Reproduce the listing below exactly, beginning with its first line and ending with the line that holds "import matplotlib.transforms as mtransforms"; pictures are not part of the copy.

--

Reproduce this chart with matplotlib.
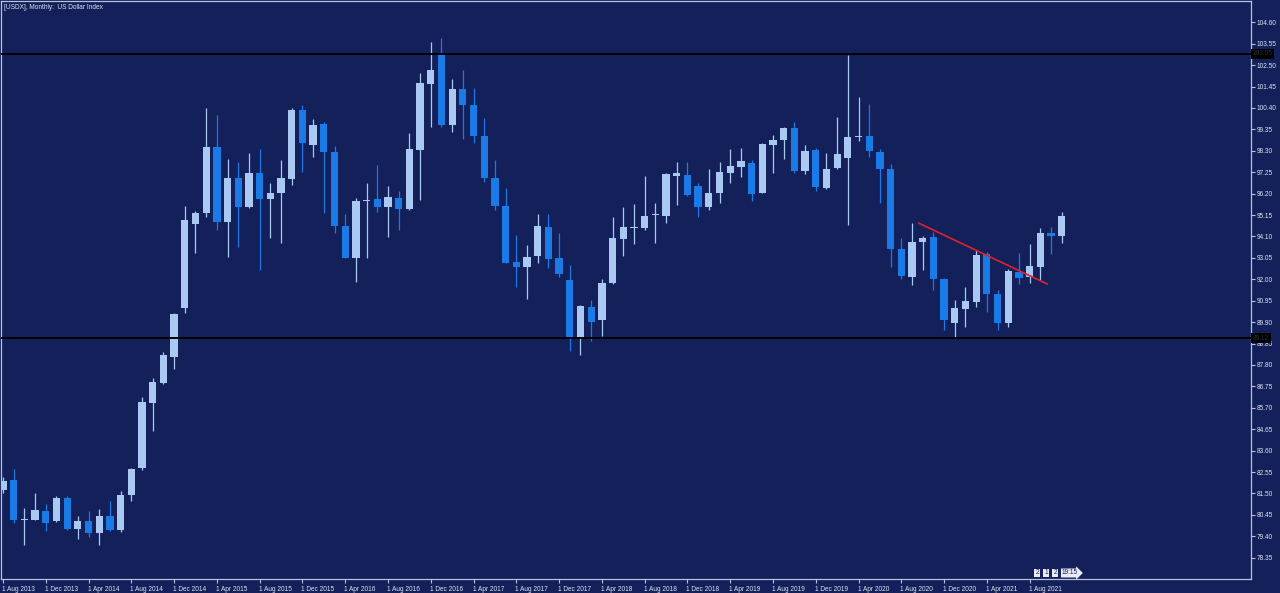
import numpy as np
import pandas as pd
import matplotlib
matplotlib.use("Agg")
import matplotlib.pyplot as plt
import matplotlib.transforms as mtransforms

# ---------------- data (monthly USDX candles, Aug 2013 .. Nov 2021) ----------------
start_month = "2013-08-01"
opens = [81.68, 82.17, 80.22, 80.21, 80.65, 80.16, 81.30, 79.75, 80.16, 79.56,
         80.37, 79.72, 81.43, 82.74, 85.93, 86.91, 88.18, 90.58, 94.71, 95.24,
         98.47, 94.80, 96.98, 95.56, 97.23, 95.93, 96.25, 96.90, 100.30, 98.59,
         99.61, 98.26, 94.62, 93.06, 95.85, 95.93, 95.56, 96.00, 95.45, 98.34,
         101.57, 103.00, 99.57, 101.31, 100.55, 99.04, 96.95, 95.60, 92.84, 92.62,
         93.15, 94.58, 93.06, 91.97, 89.19, 90.66, 89.98, 91.81, 93.98, 94.52,
         94.53, 95.17, 95.12, 97.07, 97.12, 96.58, 95.56, 96.25, 97.20, 97.52,
         97.69, 96.25, 98.57, 98.83, 99.42, 97.33, 98.34, 96.46, 97.44, 97.97,
         98.99, 99.03, 98.26, 97.41, 93.49, 92.13, 93.82, 94.06, 92.00, 89.85,
         90.55, 90.91, 93.23, 91.27, 89.85, 92.38, 92.10, 92.62, 94.29, 94.14]
highs = [82.30, 82.69, 80.78, 81.52, 81.00, 81.39, 81.35, 80.41, 80.65, 80.75,
         81.11, 81.60, 82.76, 86.25, 87.16, 88.43, 90.37, 95.60, 95.37, 100.38,
         100.06, 97.88, 97.77, 98.21, 98.37, 96.74, 97.85, 100.38, 100.55, 99.86,
         99.73, 98.54, 95.20, 95.97, 96.74, 97.60, 96.58, 96.35, 99.16, 102.10,
         103.65, 103.83, 101.80, 102.26, 101.37, 99.89, 97.85, 96.46, 94.18, 93.69,
         95.19, 95.20, 94.29, 92.70, 90.75, 90.99, 92.00, 95.04, 95.53, 95.70,
         97.04, 95.76, 97.23, 97.77, 97.77, 96.74, 97.40, 97.77, 98.37, 98.42,
         97.85, 98.67, 99.08, 99.45, 99.73, 98.59, 98.42, 98.21, 99.94, 103.00,
         100.92, 100.60, 98.37, 97.64, 94.01, 94.78, 94.13, 94.34, 92.05, 90.99,
         91.64, 93.44, 93.36, 91.48, 92.49, 93.28, 93.73, 94.50, 94.58, 95.32]
lows = [81.50, 80.05, 78.99, 80.18, 79.64, 80.08, 79.72, 79.26, 79.36, 78.99,
        79.67, 79.59, 81.13, 82.65, 84.54, 86.85, 87.59, 90.37, 93.28, 95.04,
        94.42, 93.11, 93.60, 95.48, 92.46, 94.01, 93.80, 96.62, 97.28, 98.01,
        95.24, 94.26, 93.03, 91.89, 93.03, 95.32, 94.09, 94.42, 95.42, 95.89,
        99.45, 99.45, 99.24, 98.87, 98.67, 96.79, 95.40, 92.79, 91.64, 91.02,
        92.79, 92.54, 92.13, 88.46, 88.30, 88.95, 89.23, 91.77, 93.15, 93.73,
        94.42, 93.80, 94.78, 95.65, 96.09, 95.04, 95.40, 95.76, 96.74, 97.03,
        95.84, 96.22, 97.23, 97.88, 97.20, 97.17, 96.35, 96.41, 97.41, 94.67,
        98.80, 97.98, 95.73, 92.59, 92.00, 91.73, 92.46, 91.48, 89.52, 89.19,
        89.68, 90.63, 90.42, 89.52, 89.65, 91.77, 91.84, 91.97, 93.24, 93.77]
closes = [82.09, 80.21, 80.26, 80.69, 80.05, 81.27, 79.75, 80.16, 79.56, 80.37,
          79.72, 81.43, 82.69, 85.96, 86.94, 88.30, 90.31, 94.91, 95.27, 98.50,
          94.80, 96.98, 95.56, 97.23, 95.93, 96.25, 96.95, 100.30, 98.67, 99.57,
          98.26, 94.63, 93.06, 95.86, 95.89, 95.56, 96.02, 95.43, 98.37, 101.61,
          102.26, 99.57, 101.31, 100.55, 99.03, 96.95, 95.61, 92.82, 92.62, 93.11,
          94.62, 93.01, 92.26, 89.19, 90.71, 89.91, 91.84, 94.01, 94.54, 94.56,
          95.11, 95.21, 97.15, 97.23, 96.14, 95.56, 96.22, 97.28, 97.56, 97.82,
          96.18, 98.62, 98.83, 99.41, 97.31, 98.29, 96.52, 97.40, 98.13, 98.97,
          99.03, 98.29, 97.39, 93.49, 92.17, 93.85, 94.04, 92.02, 89.98, 90.58,
          90.94, 93.20, 91.28, 89.85, 92.41, 92.08, 92.66, 94.29, 94.13, 95.12]

resistance_level = 103.05
support_level = 89.12
trend_x = [85.65, 97.64]      # bar index positions of the trendline ends
trend_y = [94.75, 91.77]
price_ticks = [round(78.35 + 1.05 * k, 2) for k in range(26)]
label_every = 4
title_text = "[USDX], Monthly:  US Dollar Index"

# ---------------- style ----------------
BG = "#13205a"
FRAME = "#b9c2dc"
TXT = "#dfe4f2"
BULL = "#a9c8f2"
BEAR = "#1a7be6"
FS = 4.7
FAM = ["Liberation Sans", "DejaVu Sans"]

W, H = 1280, 593
fig = plt.figure(figsize=(W / 100, H / 100), dpi=100, facecolor=BG)
ax = fig.add_axes([1 / W, 13.7 / H, 1250 / W, (579.3 - 1) / H])
ax.set_facecolor(BG)

n = len(opens)
x = np.arange(n)
o = np.array(opens); c = np.array(closes); hi = np.array(highs); lo = np.array(lows)
up = c >= o
cols = np.where(up, BULL, BEAR)

ax.vlines(x, lo, hi, colors=cols, linewidth=0.9, zorder=2)
body_bottom = np.minimum(o, c)
body_h = np.maximum(np.abs(c - o), 0.05)
ax.bar(x, body_h, bottom=body_bottom, width=0.68, color=cols, linewidth=0, zorder=3)

ax.axhline(resistance_level, color="black", linewidth=1.4, zorder=4)
ax.axhline(support_level, color="black", linewidth=1.4, zorder=4)
ax.plot(trend_x, trend_y, color="#e0202a", linewidth=1.2, zorder=5)

ax.set_xlim(-0.187, 116.7)
ax.set_ylim(77.29, 105.644)

for s in ax.spines.values():
    s.set_color(FRAME)
    s.set_linewidth(0.9)

# y axis on the right
ax.yaxis.tick_right()
ax.set_yticks(price_ticks)
ax.set_yticklabels([f"{v:.2f}" for v in price_ticks])
ax.tick_params(axis="y", direction="out", length=3, width=0.8, colors=FRAME,
               labelcolor=TXT, labelsize=FS, pad=1)

# x axis
months = pd.date_range(start_month, periods=n, freq="MS")
xt = list(range(0, n, label_every))
ax.set_xticks(xt)
ax.set_xticklabels([f"1 {months[i].strftime('%b %Y')}" for i in xt])
ax.tick_params(axis="x", direction="out", length=3, width=0.8, colors=FRAME,
               labelcolor=TXT, labelsize=FS, pad=1.5)
offset = mtransforms.ScaledTranslation(-1 / 100, 0, fig.dpi_scale_trans)
for lbl in ax.get_xticklabels():
    lbl.set_ha("left")
    lbl.set_transform(lbl.get_transform() + offset)

for lbl in ax.get_xticklabels() + ax.get_yticklabels():
    lbl.set_fontfamily(FAM)

# title
ax.text(3 / W, 1 - 3 / (H - 14), title_text, transform=ax.transAxes, ha="left", va="top",
        color=TXT, fontsize=FS, family=FAM)

# level labels on the price scale
trans = mtransforms.blended_transform_factory(ax.transAxes, ax.transData)
for lvl in (resistance_level, support_level):
    ax.text(1.0015, lvl, f"{lvl:.2f}", transform=trans, ha="left", va="center",
            fontsize=FS, color="#2a2f3a", family=FAM,
            bbox=dict(boxstyle="square,pad=0.25", fc="black", ec="none"), zorder=6,
            clip_on=False)

# small widget at bottom right
wy = 1 - 573 / H
for xp, t in [(1037, "2"), (1046, "1"), (1055, "2")]:
    fig.text(xp / W, wy, t, ha="center", va="center", fontsize=FS, color="#13205a",
             family=FAM, bbox=dict(boxstyle="square,pad=0.15", fc="#e8ecf6", ec="none"))
fig.text(1070 / W, wy, "19:15", ha="center", va="center", fontsize=FS, color="#13205a",
         family=FAM, bbox=dict(boxstyle="rarrow,pad=0.15", fc="#e8ecf6", ec="none"))

fig.savefig("out.png", dpi=100, facecolor=BG)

--

→ **REPLY TO THE EXERCISE**:
Reproduce this chart with matplotlib.
import numpy as np
import pandas as pd
import matplotlib
matplotlib.use("Agg")
import matplotlib.pyplot as plt
import matplotlib.transforms as mtransforms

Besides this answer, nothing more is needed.